— BEGIN Information supplied —
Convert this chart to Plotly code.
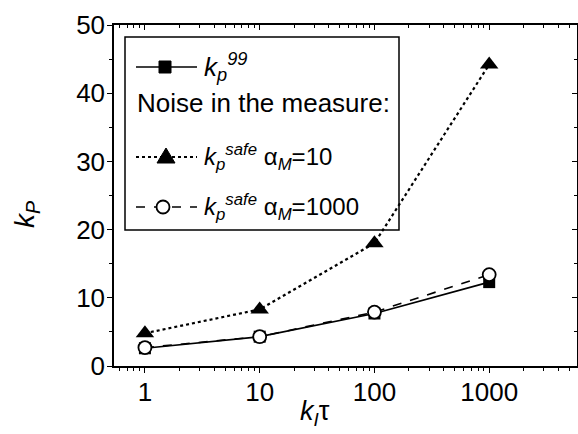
import plotly.graph_objects as go
import math

# ---- data ----
ki_tau = [1, 10, 100, 1000]
kp99 = [2.6, 4.3, 7.7, 12.3]
kp_safe_a10 = [4.8, 8.3, 18.0, 44.2]
kp_safe_a1000 = [2.7, 4.3, 7.9, 13.4]
x_ticks = [1, 10, 100, 1000]
x_ticktext = ["1", "10", "100", "1000"]
y_ticks = [0, 10, 20, 30, 40, 50]

W, H = 578, 434
L, R, T, B = 114, 1, 25, 68
PW, PH = W - L - R, H - T - B
FONT = "Liberation Sans, Arial, sans-serif"

def px(X):
    return (X - L) / PW

def py(Y):
    return (H - B - Y) / PH

fig = go.Figure()
fig.add_trace(go.Scatter(x=ki_tau, y=kp99, mode="lines+markers",
                         line=dict(color="black", width=1.7),
                         marker=dict(symbol="square", size=12, color="black"),
                         showlegend=False))
fig.add_trace(go.Scatter(x=ki_tau, y=kp_safe_a10, mode="lines+markers",
                         line=dict(color="black", width=2.2, dash="dot"),
                         marker=dict(symbol="triangle-up", size=16, color="black"),
                         showlegend=False))
fig.add_trace(go.Scatter(x=ki_tau, y=kp_safe_a1000, mode="lines+markers",
                         line=dict(color="black", width=1.6, dash="dash"),
                         marker=dict(symbol="circle", size=13, color="white",
                                     line=dict(color="black", width=1.8)),
                         showlegend=False))
# invisible trace so the mirrored (top/right) axes are drawn
fig.add_trace(go.Scatter(x=ki_tau, y=kp99, xaxis="x2", yaxis="y2", mode="markers",
                         marker=dict(opacity=0), hoverinfo="skip", showlegend=False))

xr = [math.log10(1) - 31 / 115, math.log10(1) + (W - R - 144) / 115]

axis_common = dict(showline=True, linecolor="black", linewidth=1.5,
                   showgrid=False, zeroline=False, tickcolor="black", tickwidth=1.3)

fig.update_layout(
    width=W, height=H, margin=dict(l=L, r=R, t=T, b=B),
    plot_bgcolor="white", paper_bgcolor="white",
    font=dict(family=FONT, color="black"),
    xaxis=dict(type="log", range=xr, tickmode="array", tickvals=x_ticks, ticktext=x_ticktext,
               ticks="outside", ticklen=5, tickfont=dict(size=26, family=FONT),
               ticklabelstandoff=-3,
               minor=dict(ticks="outside", ticklen=3, dtick="D1", tickcolor="black", showgrid=False),
               **axis_common),
    xaxis2=dict(type="log", range=xr, overlaying="x", side="top", anchor="y2",
                tickmode="array", tickvals=x_ticks, ticks="inside", ticklen=5,
                showticklabels=False,
                minor=dict(ticks="inside", ticklen=3, dtick="D1", tickcolor="black", showgrid=False),
                **axis_common),
    yaxis=dict(range=[0, 50], tickmode="array", tickvals=y_ticks,
               ticks="outside", ticklen=5, tickfont=dict(size=26, family=FONT),
               ticklabelstandoff=-3,
               minor=dict(ticks="outside", ticklen=3, dtick=5, tick0=0, tickcolor="black", showgrid=False),
               **axis_common),
    yaxis2=dict(range=[0, 50], overlaying="y", side="right", anchor="x2", tickmode="array", tickvals=y_ticks,
                ticks="inside", ticklen=5, showticklabels=False,
                minor=dict(ticks="inside", ticklen=3, dtick=5, tick0=0, tickcolor="black", showgrid=False),
                **axis_common),
)

annotations = [
    dict(text="<i>k<sub>P</sub></i>", x=px(27), y=py(215), xref="paper", yref="paper",
         xanchor="center", yanchor="middle",
         showarrow=False, textangle=-90, font=dict(size=28, family=FONT)),
    dict(text="<i>k<sub>I</sub></i>τ", x=px(315), y=py(413), xref="paper", yref="paper",
         xanchor="center", yanchor="middle",
         showarrow=False, font=dict(size=27, family=FONT)),
]

shapes = []
shapes.append(dict(type="rect", xref="paper", yref="paper", x0=px(125), x1=px(399),
                   y0=py(230), y1=py(37), line=dict(color="black", width=1.5),
                   fillcolor="rgba(0,0,0,0)"))

def leg_line(Y, dash, width):
    shapes.append(dict(type="line", xref="paper", yref="paper", x0=px(136), x1=px(197),
                       y0=py(Y), y1=py(Y), line=dict(color="black", width=width, dash=dash)))

rows = [67, 157, 207]
leg_line(rows[0], "solid", 1.7)
leg_line(rows[1], "dot", 2.2)
leg_line(rows[2], "dash", 1.6)

shapes.append(dict(type="rect", xref="paper", yref="paper", xsizemode="pixel", ysizemode="pixel",
                   xanchor=px(165), yanchor=py(rows[0]), x0=-6, x1=6, y0=-6, y1=6,
                   fillcolor="black", line=dict(color="black", width=1)))
shapes.append(dict(type="path", xref="paper", yref="paper", xsizemode="pixel", ysizemode="pixel",
                   xanchor=px(166), yanchor=py(rows[1]), path="M-9,-6 L9,-6 L0,9 Z",
                   fillcolor="black", line=dict(color="black", width=1)))
shapes.append(dict(type="circle", xref="paper", yref="paper", xsizemode="pixel", ysizemode="pixel",
                   xanchor=px(163), yanchor=py(rows[2]), x0=-6.5, x1=6.5, y0=-6.5, y1=6.5,
                   fillcolor="white", line=dict(color="black", width=1.8)))

LF = 24
annotations += [
    dict(text="<i>k<sub>p</sub><sup>99</sup></i>", x=px(202), y=py(rows[0]), xref="paper", yref="paper",
         xanchor="left", yanchor="middle", showarrow=False, font=dict(size=LF + 2, family=FONT)),
    dict(text="Noise in the measure:", x=px(135), y=py(103), xref="paper", yref="paper",
         xanchor="left", yanchor="middle", showarrow=False, font=dict(size=26, family=FONT)),
    dict(text="<i>k<sub>p</sub><sup>safe</sup></i> α<sub><i>M</i></sub>=10", x=px(202), y=py(rows[1]),
         xref="paper", yref="paper", xanchor="left", yanchor="middle", showarrow=False,
         font=dict(size=LF, family=FONT)),
    dict(text="<i>k<sub>p</sub><sup>safe</sup></i> α<sub><i>M</i></sub>=1000", x=px(202), y=py(rows[2]),
         xref="paper", yref="paper", xanchor="left", yanchor="middle", showarrow=False,
         font=dict(size=LF, family=FONT)),
]

fig.update_layout(shapes=shapes, annotations=annotations)
fig.write_html("out.html")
— END Information supplied —
Exercise - Begin at the first line of the data above and repeat each line exactly, stopping after the line containing "return (H - B - Y) / PH". Omit the pictures.

Result of the exercise -
Convert this chart to Plotly code.
import plotly.graph_objects as go
import math

# ---- data ----
ki_tau = [1, 10, 100, 1000]
kp99 = [2.6, 4.3, 7.7, 12.3]
kp_safe_a10 = [4.8, 8.3, 18.0, 44.2]
kp_safe_a1000 = [2.7, 4.3, 7.9, 13.4]
x_ticks = [1, 10, 100, 1000]
x_ticktext = ["1", "10", "100", "1000"]
y_ticks = [0, 10, 20, 30, 40, 50]

W, H = 578, 434
L, R, T, B = 114, 1, 25, 68
PW, PH = W - L - R, H - T - B
FONT = "Liberation Sans, Arial, sans-serif"

def px(X):
    return (X - L) / PW

def py(Y):
    return (H - B - Y) / PH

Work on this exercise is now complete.